After analyzing the decoupling elements, we found that urbanization, innovation, and non-renewable energies consumption effects was mostly responsible for the increase in GHG emissions. Also, our empirical results reveal that innovation contributes to the increase in GHG emissions in Tunisia, which seems to contradict theoretical predictions which consider innovation as one of the main channels for reducing greenhouse gas emissions. Such a result may provide proof that the Tunisian economy remains highly a consumer and still very little producer of technological innovations, particularly in the energy efficiency field. Public policies should balance technology-push, via subsidizing research and development and technology dissemination actions, and demand-pull policies for fostering innovations and accelerating their diffusion, through standards, taxes and cap-and-trade systems. Policy mixes may be more efficient than isolated measures. Hence, to strengthen the development of a low-GHG economy, Tunisia needs to rethink the urbanization structure and the energy management programs. Tunisia’s objective is to reach 30% of global electricity production from renewable energies by 2030. By having significant potential in wind and solar power, Tunisia has put in place a new regulatory framework through the promulgation of Law 2015–12 and its implementing government decree n° 2016–1123 of 24 August 2016 relating to the production of electricity from renewable energies. However, this sector faces several difficulties, and the installed energy capacity did not exceed 3% in 2019.

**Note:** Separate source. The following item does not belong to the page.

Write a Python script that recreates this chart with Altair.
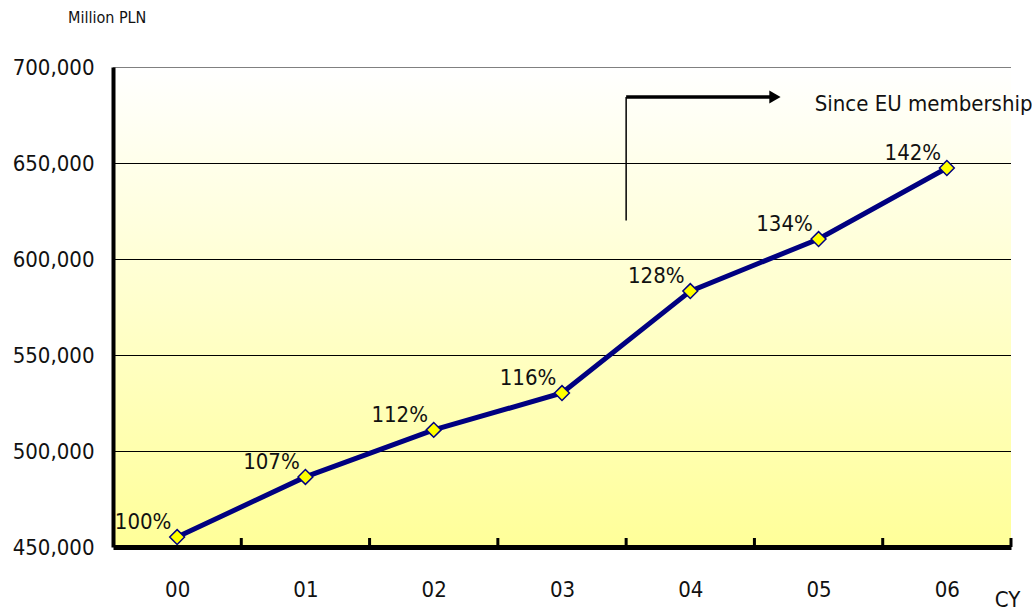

This work puts forward the following policy suggestions. Tunisia has relatively succeeded in establishing a legal regime favorable to the development of renewable energies. However, several obstacles hinder business owners from installing the equipment, real estate, and materials necessary to ensure the production of electricity from renewable energies. Indeed, the establishment of a project to build and operate an electricity production unit requires the intervention of several institutional and private actors. Entrepreneurs sometimes find it difficult to understand the authorization procedures for their projects. So, bureaucracy and the difficulty of accessing finance hamper the development of renewable energies. To remedy this shortcoming, the Tunisian Government must take certain measures: (1) involve private and civil society actors in carrying out any revision of the regulatory framework; (2) bring together the legal texts, application decrees and orders in a single collection to facilitate access and reading to potential investors; (3) clearly define responsibilities within institutions and strengthen human resources; and (4) involve local banks in the financing of renewable energies to promote investments in the field of renewable energies.